Anyway, while looking at 22s I noticed the Henry lever action. I asked to see it and as soon as I laid my hands on it I was sold. It's a beautiful gun but as soon as you pick it up you realize this is no toy. First off, it's heavy. I think it's around 7 lbs, especially with the 20" hexagon barrel. The Walnut stock is beautiful and it cycles like butter.
It wasn't cheap, around $550, but it looked like a high quality gun so I was hoping it was worth it.
After the range today, it was totally worth the price.
It took a little while to get used to the buckhorn sites, I'm used to matching the top of the rear site with the top of the front site. With these, you match the round dot on the front site with the round hole at the bottom of the rear site. Once I got that straight it shot beautifully.
These are probably the most accurate iron sites out of the box that I've ever shot. Seriously, with just the iron sites and a little practice I was hitting silhouettes out to 100 yards.
I ran two hundred rounds through it, 100 Remington Viper 36gr, and Winchester Xpert HV 36gr hollow points. It was a joy to shoot. It cycled flawlessly with the two different rounds I brought with me.
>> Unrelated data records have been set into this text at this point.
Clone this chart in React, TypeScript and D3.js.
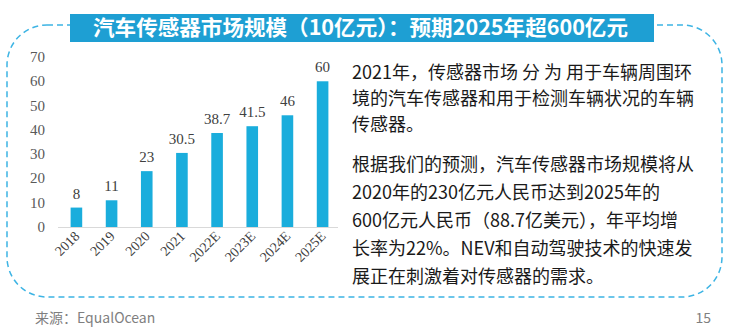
import React from "react";
import * as d3 from "d3";

const categories = ["2018", "2019", "2020", "2021", "2022E", "2023E", "2024E", "2025E"];
const values = [8, 11, 23, 30.5, 38.7, 41.5, 46, 60];
const valueLabels = ["8", "11", "23", "30.5", "38.7", "41.5", "46", "60"];
const yTicks = [0, 10, 20, 30, 40, 50, 60, 70];

const title = "汽车传感器市场规模（10亿元）：预期2025年超600亿元";
const para1 = [
  "2021年，传感器市场 分 为 用于车辆周围环",
  "境的汽车传感器和用于检测车辆状况的车辆",
  "传感器。",
];
const para2 = [
  "根据我们的预测，汽车传感器市场规模将从",
  "2020年的230亿元人民币达到2025年的",
  "600亿元人民币（88.7亿美元），年平均增",
  "长率为22%。NEV和自动驾驶技术的快速发",
  "展正在刺激着对传感器的需求。",
];
const source = "来源：EqualOcean";
const pageNo = "15";

const W = 732;
const H = 331;
const serif = "'Liberation Serif', 'DejaVu Serif', serif";
const sans = "'Noto Sans CJK SC', 'Noto Sans', sans-serif";

export default function App() {
  const x = d3.scaleBand<string>().domain(categories).range([59, 340]).paddingInner(0.67).paddingOuter(0.33);
  const y = d3.scaleLinear().domain([0, 70]).range([227, 57]);

  const boxR = 40;
  const box = { x0: 7, y0: 25, x1: 722, y1: 297 };

  return (
    <svg width={W} height={H} viewBox={`0 0 ${W} ${H}`} style={{ position: "absolute", left: 0, top: 0, background: "#fff" }}>
      <rect x={0} y={0} width={W} height={H} fill="#fff" />
      {/* dashed rounded frame */}
      <rect
        x={box.x0}
        y={box.y0}
        width={box.x1 - box.x0}
        height={box.y1 - box.y0}
        rx={boxR}
        ry={boxR}
        fill="none"
        stroke="#3db4e4"
        strokeWidth={1.5}
        strokeDasharray="6 4"
      />
      {/* title banner */}
      <rect x={70} y={14} width={584} height={28} fill="#1e9fd3" />
      <text
        x={93}
        y={35}
        fill="#fff"
        fontFamily={sans}
        fontWeight={700}
        fontSize={21}
        textLength={535}
        lengthAdjust="spacingAndGlyphs"
      >
        {title}
      </text>

      {/* y tick labels */}
      {yTicks.map((t) => (
        <text key={t} x={45} y={y(t) + 5} textAnchor="end" fontFamily={serif} fontSize={15} fill="#595959">
          {t}
        </text>
      ))}

      {/* bars */}
      {categories.map((c, i) => (
        <rect key={c} x={x(c)!} y={y(values[i])} width={x.bandwidth()} height={y(0) - y(values[i])} fill="#1aaddc" />
      ))}
      {/* value labels */}
      {categories.map((c, i) => (
        <text
          key={c + "v"}
          x={x(c)! + x.bandwidth() / 2}
          y={y(values[i]) - 9}
          textAnchor="middle"
          fontFamily={serif}
          fontSize={15}
          fill="#404040"
        >
          {valueLabels[i]}
        </text>
      ))}
      {/* axis line */}
      <line x1={58} x2={338} y1={y(0) + 0.5} y2={y(0) + 0.5} stroke="#d9d9d9" strokeWidth={1} />
      {/* x labels */}
      {categories.map((c) => {
        const cx = x(c)! + x.bandwidth() / 2 + 4;
        const cy = 237;
        return (
          <text
            key={c + "x"}
            transform={`translate(${cx},${cy}) rotate(-45)`}
            textAnchor="end"
            fontFamily={serif}
            fontSize={14}
            fill="#404040"
          >
            {c}
          </text>
        );
      })}

      {/* right text */}
      {para1.map((l, i) => (
        <text key={"p1" + i} x={352} y={79 + i * 26} fontFamily={sans} fontSize={18} fill="#1a1a1a">
          {l}
        </text>
      ))}
      {para2.map((l, i) => (
        <text key={"p2" + i} x={352} y={170.5 + i * 28} fontFamily={sans} fontSize={18} fill="#1a1a1a">
          {l}
        </text>
      ))}

      {/* footer */}
      <text x={35} y={323} fontFamily={sans} fontSize={14} fill="#7f7f7f">
        {source}
      </text>
      <text x={711} y={323} textAnchor="end" fontFamily={sans} fontSize={14} fill="#7f7f7f">
        {pageNo}
      </text>
    </svg>
  );
}
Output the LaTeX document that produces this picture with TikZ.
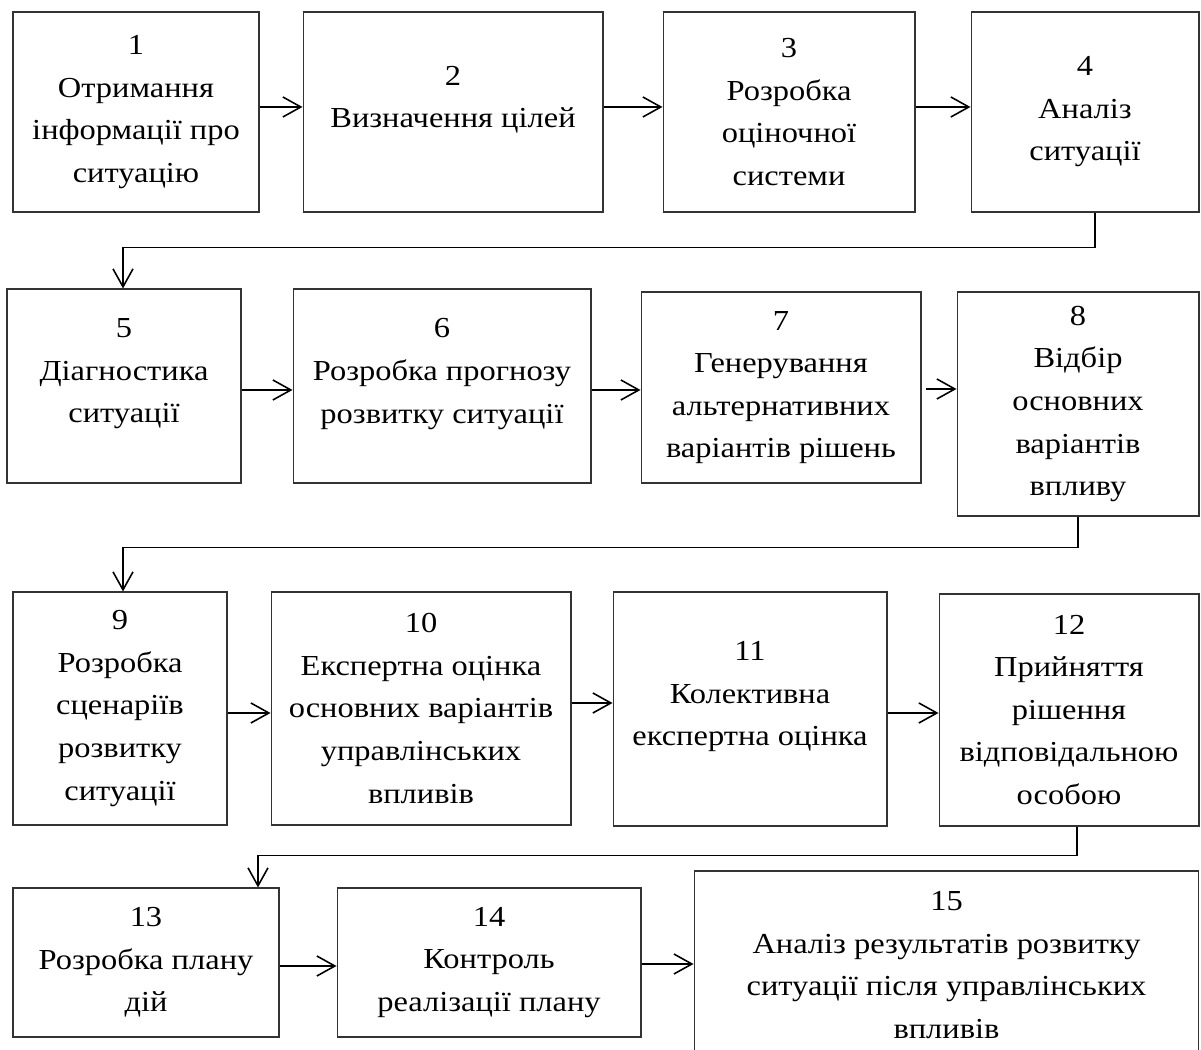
\documentclass[tikz,border=0pt]{standalone}
\usepackage{fontspec}
\setmainfont{Liberation Serif}[FakeStretch=1.12]
\usetikzlibrary{arrows.meta}
\newcommand\padline{\\[-7pt]\mbox{}}

\tikzset{
  blk/.style={draw=black!80, line width=0.6pt, align=center, inner sep=2pt,
    font=\fontsize{16.5}{24.2}\selectfont},
  arr/.style={line width=0.9pt, -{Straight Barb[length=3.6mm,width=4mm]}},
}

\begin{document}
\begin{tikzpicture}[x=0.02cm,y=-0.02cm]
  \clip (0,0) rectangle (1201,1050);
  % row 1
  \node[blk,minimum width=4.92cm,minimum height=4cm] (b1) at (136,112) {1\\Отримання\\інформації про\\ситуацію};
  \node[blk,minimum width=6cm,minimum height=4cm] (b2) at (453,112) {2\\Визначення цілей\padline};
  \node[blk,minimum width=5.04cm,minimum height=4cm] (b3) at (789,112) {3\\Розробка\\оціночної\\системи};
  \node[blk,minimum width=4.56cm,minimum height=4cm] (b4) at (1085,112) {4\\Аналіз\\ситуації};
  % row 2
  \node[blk,minimum width=4.68cm,minimum height=3.88cm] (b5) at (124,386) {5\\Діагностика\\ситуації\padline};
  \node[blk,minimum width=5.96cm,minimum height=3.88cm] (b6) at (442,386) {6\\Розробка прогнозу\\розвитку ситуації\padline};
  \node[blk,minimum width=5.6cm,minimum height=3.82cm] (b7) at (781,387.5) {7\\Генерування\\альтернативних\\варіантів рішень};
  \node[blk,minimum width=4.84cm,minimum height=4.48cm] (b8) at (1078,404) {8\\Відбір\\основних\\варіантів\\впливу};
  % row 3
  \node[blk,minimum width=4.28cm,minimum height=4.66cm] (b9) at (120,708.5) {9\\Розробка\\сценаріїв\\розвитку\\ситуації};
  \node[blk,minimum width=6cm,minimum height=4.66cm] (b10) at (421,708.5) {10\\Експертна оцінка\\основних варіантів\\управлінських\\впливів};
  \node[blk,minimum width=5.48cm,minimum height=4.68cm] (b11) at (750,709) {11\\Колективна\\експертна оцінка\padline};
  \node[blk,minimum width=5.2cm,minimum height=4.64cm] (b12) at (1069,710) {12\\Прийняття\\рішення\\відповідальною\\особою};
  % row 4
  \node[blk,minimum width=5.32cm,minimum height=2.98cm] (b13) at (146,962.5) {13\\Розробка плану\\дій};
  \node[blk,minimum width=6.08cm,minimum height=2.98cm] (b14) at (489,962.5) {14\\Контроль\\реалізації плану};
  \node[blk,minimum width=10.1cm,minimum height=3.76cm] (b15) at (946.5,965) {15\\Аналіз результатів розвитку\\ситуації після управлінських\\впливів};

  % straight arrows
  \draw[arr] (b1.east |- 0,107) -- (b2.west |- 0,107);
  \draw[arr] (b2.east |- 0,107) -- (b3.west |- 0,107);
  \draw[arr] (b3.east |- 0,107) -- (b4.west |- 0,107);
  \draw[arr] (b5.east |- 0,390) -- (b6.west |- 0,390);
  \draw[arr] (b6.east |- 0,390) -- (b7.west |- 0,390);
  \draw[arr] (b7.east |- 0,389) ++(4,0) -- (b8.west |- 0,389);
  \draw[arr] (b9.east |- 0,713) -- (b10.west |- 0,713);
  \draw[arr] (b10.east |- 0,703) -- (b11.west |- 0,703);
  \draw[arr] (b11.east |- 0,713) -- (b12.west |- 0,713);
  \draw[arr] (b13.east |- 0,966) -- (b14.west |- 0,966);
  \draw[arr] (b14.east |- 0,964) -- (b15.west |- 0,964);

  % row to row
  \draw[arr] (b4.south -| 1095,0) -- ++(0,35) -| (b5.north -| 123,0);
  \draw[arr] (b8.south) -- ++(0,31) -| (b9.north -| 123,0);
  \draw[arr] (b12.south -| 1077,0) -- ++(0,29) -| (b13.north -| 258,0);
\end{tikzpicture}
\end{document}
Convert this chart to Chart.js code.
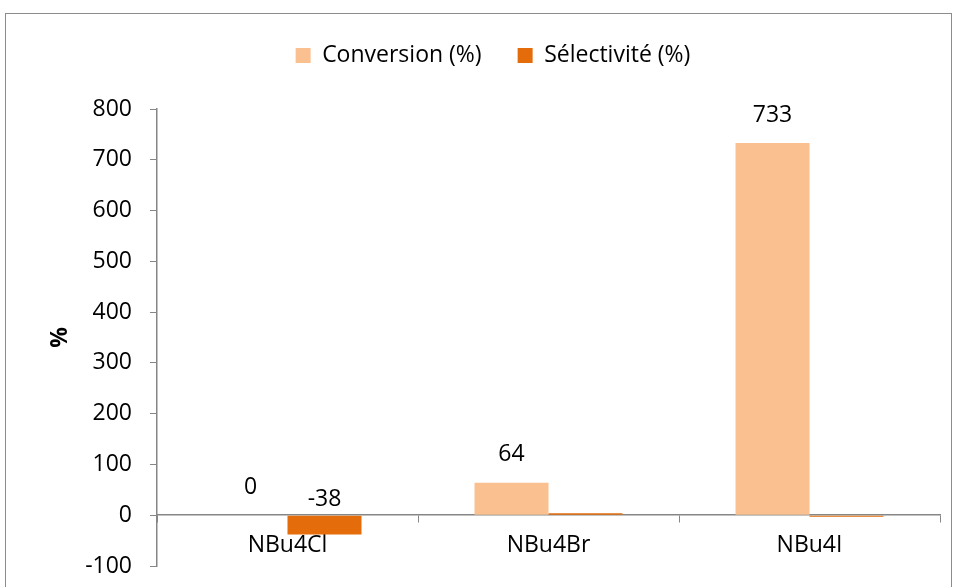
<!DOCTYPE html>
<html>
<head>
<meta charset="utf-8">
<script src="https://cdn.jsdelivr.net/npm/chart.js@4"></script>
<style>
  html, body { margin: 0; padding: 0; background: #fff; }
  #wrap { position: relative; width: 957px; height: 587px; overflow: hidden; }
  #frame { position: absolute; left: 5px; top: 13px; width: 945px; height: 600px; border: 1.5px solid #8c8c8c; }
  canvas { position: absolute; left: 0; top: 0; }
</style>
</head>
<body>
<div id="wrap">
  <div id="frame"></div>
  <canvas id="chart" width="957" height="587"></canvas>
</div>
<script>
const categories = ['NBu4Cl', 'NBu4Br', 'NBu4I'];
const conversion = [0, 64, 733];
const selectivity = [-38, 4, -3];
// which points get a value label
const showConv = [true, true, true];
const showSel = [true, false, false];

const FONT = '"Open Sans", sans-serif';
const FSIZE = 23;
const axisColor = '#868686';

// draws value labels above bars
const valueLabels = {
    id: 'valueLabels',
    afterDatasetsDraw(chart) {
        const ctx = chart.ctx;
        ctx.save();
        ctx.font = FSIZE + 'px ' + FONT;
        ctx.fillStyle = '#000';
        ctx.textAlign = 'center';
        ctx.textBaseline = 'middle';
        chart.data.datasets.forEach((ds, i) => {
            const meta = chart.getDatasetMeta(i);
            meta.data.forEach((bar, j) => {
                if (!ds.showLabel[j]) return;
                const v = ds.data[j];
                const top = Math.min(bar.y, bar.base);
                const y = v < 0 ? top - 16 : top - 28;
                ctx.fillText(String(v), bar.x, y);
            });
        });
        ctx.restore();
    }
};

// extra room under the legend, and nudge it right like the original
const legendSpace = {
    id: 'legendSpace',
    afterInit(chart) {
        const lg = chart.legend;
        const fit = lg.fit;
        lg.fit = function () {
            fit.call(lg);
            lg.height += 32;
        };
    },
    afterLayout(chart) {
        chart.legend.left += 23;
        chart.legend.right += 23;
    }
};

new Chart(document.getElementById('chart').getContext('2d'), {
    type: 'bar',
    data: {
        labels: categories,
        datasets: [{
            label: 'Conversion (%)',
            data: conversion,
            showLabel: showConv,
            backgroundColor: '#FAC090',
            categoryPercentage: 0.567,
            barPercentage: 1.0
        }, {
            label: 'Sélectivité (%)',
            data: selectivity,
            showLabel: showSel,
            backgroundColor: '#E46C0A',
            categoryPercentage: 0.567,
            barPercentage: 1.0
        }]
    },
    options: {
        responsive: false,
        animation: false,
        layout: { padding: { top: 8, right: 17, bottom: 21, left: 0 } },
        plugins: {
            legend: {
                position: 'top',
                labels: {
                    font: { size: FSIZE, family: FONT },
                    color: '#000',
                    boxWidth: 15,
                    boxHeight: 15,
                    padding: 36
                }
            },
            tooltip: { enabled: false }
        },
        scales: {
            x: {
                position: { y: 0 },
                offset: true,
                grid: {
                    offset: true,
                    drawOnChartArea: false,
                    drawTicks: true,
                    tickLength: 7,
                    color: axisColor
                },
                border: { color: axisColor, width: 1.5 },
                ticks: { font: { size: FSIZE, family: FONT }, color: '#000', padding: 9 }
            },
            y: {
                min: -100,
                max: 800,
                afterFit(scale) {
                    scale.width = 157;
                    scale.paddingTop = 0;
                    scale.paddingBottom = 0;
                },
                ticks: { stepSize: 100, font: { size: FSIZE, family: FONT }, color: '#000', padding: 18 },
                grid: {
                    drawOnChartArea: false,
                    drawTicks: true,
                    tickLength: 7,
                    color: axisColor
                },
                border: { color: axisColor, width: 1.5 },
                title: {
                    display: true,
                    text: '%',
                    font: { size: FSIZE, weight: 'bold', family: FONT },
                    color: '#000',
                    padding: { top: 47, bottom: 0 }
                }
            }
        }
    },
    plugins: [valueLabels, legendSpace]
});
</script>
</body>
</html>
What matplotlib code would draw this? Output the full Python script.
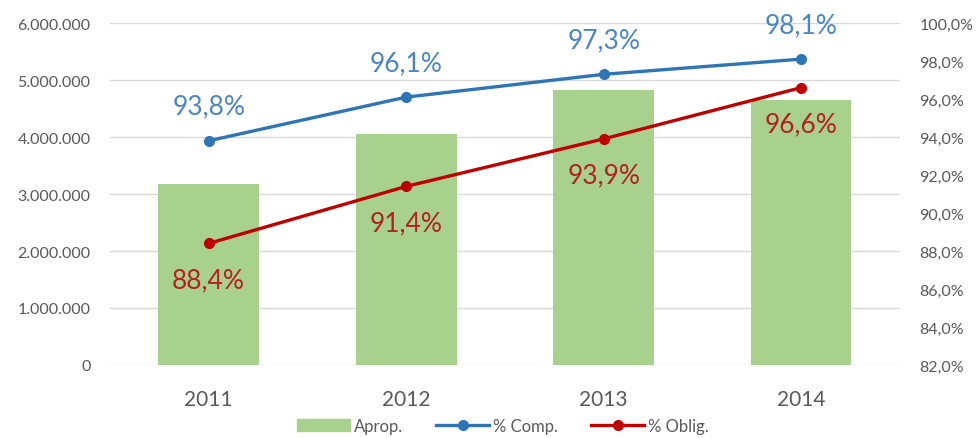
import matplotlib.pyplot as plt
from matplotlib.ticker import FuncFormatter
from matplotlib.lines import Line2D
from matplotlib.patches import Patch

plt.rcParams['font.family'] = ['Lato', 'DejaVu Sans']

anos = ['2011', '2012', '2013', '2014']
aprop = [3180000, 4050000, 4820000, 4650000]
comp = [93.8, 96.1, 97.3, 98.1]
oblig = [88.4, 91.4, 93.9, 96.6]

verde = '#a9d18e'
azul = '#2e75b6'
vermelho = '#c00000'
cinza = '#595959'

fig = plt.figure(figsize=(9.76, 4.39), dpi=100)
ax = fig.add_axes([0.1127, 0.1663, 0.8093, 0.779])
x = range(len(anos))

ax.bar(x, aprop, width=0.51, color=verde, zorder=2)
ax.set_ylim(0, 6000000)
ax.set_xlim(-0.5, 3.5)
ax.set_yticks(range(0, 6000001, 1000000))
ax.yaxis.set_major_formatter(FuncFormatter(lambda v, p: f'{int(v):,}'.replace(',', '.')))
ax.grid(axis='y', color='#d9d9d9', linewidth=1, zorder=0)
ax.set_axisbelow(True)
ax.set_xticks(list(x))
ax.set_xticklabels(anos, fontsize=15, color=cinza)
ax.tick_params(axis='y', labelsize=11.5, labelcolor=cinza, length=0, pad=14)
ax.tick_params(axis='x', length=0, pad=17)
for s in ax.spines.values():
    s.set_visible(False)

ax2 = ax.twinx()
ax2.plot(x, comp, color=azul, lw=2.4, marker='o', ms=7, zorder=3)
ax2.plot(x, oblig, color=vermelho, lw=2.4, marker='o', ms=7, zorder=3)
ax2.set_ylim(82, 100)
ax2.set_yticks(range(82, 101, 2))
ax2.yaxis.set_major_formatter(FuncFormatter(lambda v, p: f'{v:.1f}%'.replace('.', ',')))
ax2.tick_params(axis='y', labelsize=11.5, labelcolor=cinza, length=0, pad=14)
for s in ax2.spines.values():
    s.set_visible(False)

for i, v in enumerate(comp):
    ax2.annotate(f'{v:.1f}%'.replace('.', ','), (i, v), xytext=(0, 25),
                 textcoords='offset points', ha='center', va='center',
                 fontsize=19, color='#4a86c5')
for i, v in enumerate(oblig):
    ax2.annotate(f'{v:.1f}%'.replace('.', ','), (i, v), xytext=(0, -26),
                 textcoords='offset points', ha='center', va='center',
                 fontsize=19, color='#b52020')

handles = [Patch(color=verde),
           Line2D([], [], color=azul, lw=2.4, marker='o', ms=7),
           Line2D([], [], color=vermelho, lw=2.4, marker='o', ms=7)]
fig.legend(handles, ['Aprop.', '% Comp.', '% Oblig.'], loc='center',
           bbox_to_anchor=(0.515, 0.028), ncol=3, frameon=False, fontsize=12,
           labelcolor=cinza, handlelength=3.2, handletextpad=0.2, columnspacing=2)

fig.savefig('out.png', dpi=100)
I wasn't sure how it would go with the hollow points (they were pretty cheap so I figured I'd give them a shot), but they cycled just as well as the Remington. Not a single failure to fire, failure to cycle/eject, with either brand. Accuracy was about the same too. I loaded one tube with a mixture of both and couldn't tell a difference between shooting them. (I know, there isn't a huge difference between the two in the first place other than the tips).
The only complaint I had with the Henry is the reloading. To reload you pull the inner magazine tube out until it clears the loading port. Put the rounds in, slide the magazine tube back in and secure it. Ready to go. The first couple times it's a little weird but once you get used to it you can reload fairly quickly.
(You can see the loading port on the magazine tube about halfway to the muzzle)
Now, it isn't difficult or awkward, but it's more awkward than having the more traditional loading port in the receiver. To reload this one you have to stop shooting, put the gun down, and reload it, rather than being able to reload on the go like the receiver loading guns. With the older versions you can fire a round, reload a round, fire a round, without taking the gun from your shoulder or missing a beat.
Also, this might not be best rifle for teaching your young ones. You load it awfully close to the end of the barrel, so you need to pay attention to where body parts are and where you're pointing the barrel while loading. There's also no safety switch or lever so you have to be very aware of the hammer position too. There is a "safe/load" position for the hammer, but I would consider hammer manipulation of a loaded gun a more advanced lesson.
Basically, I think this gun is the perfect for the range, plinking, or maybe small game hunting. The reloading is a fairly minor complaint considering you can load 15 rounds (though they do go fast when you're having that much fun shooting them).
And if that means I have to go back to the gun store to get a bolt action for my daughter... I'm ok with that. We can go plinking together.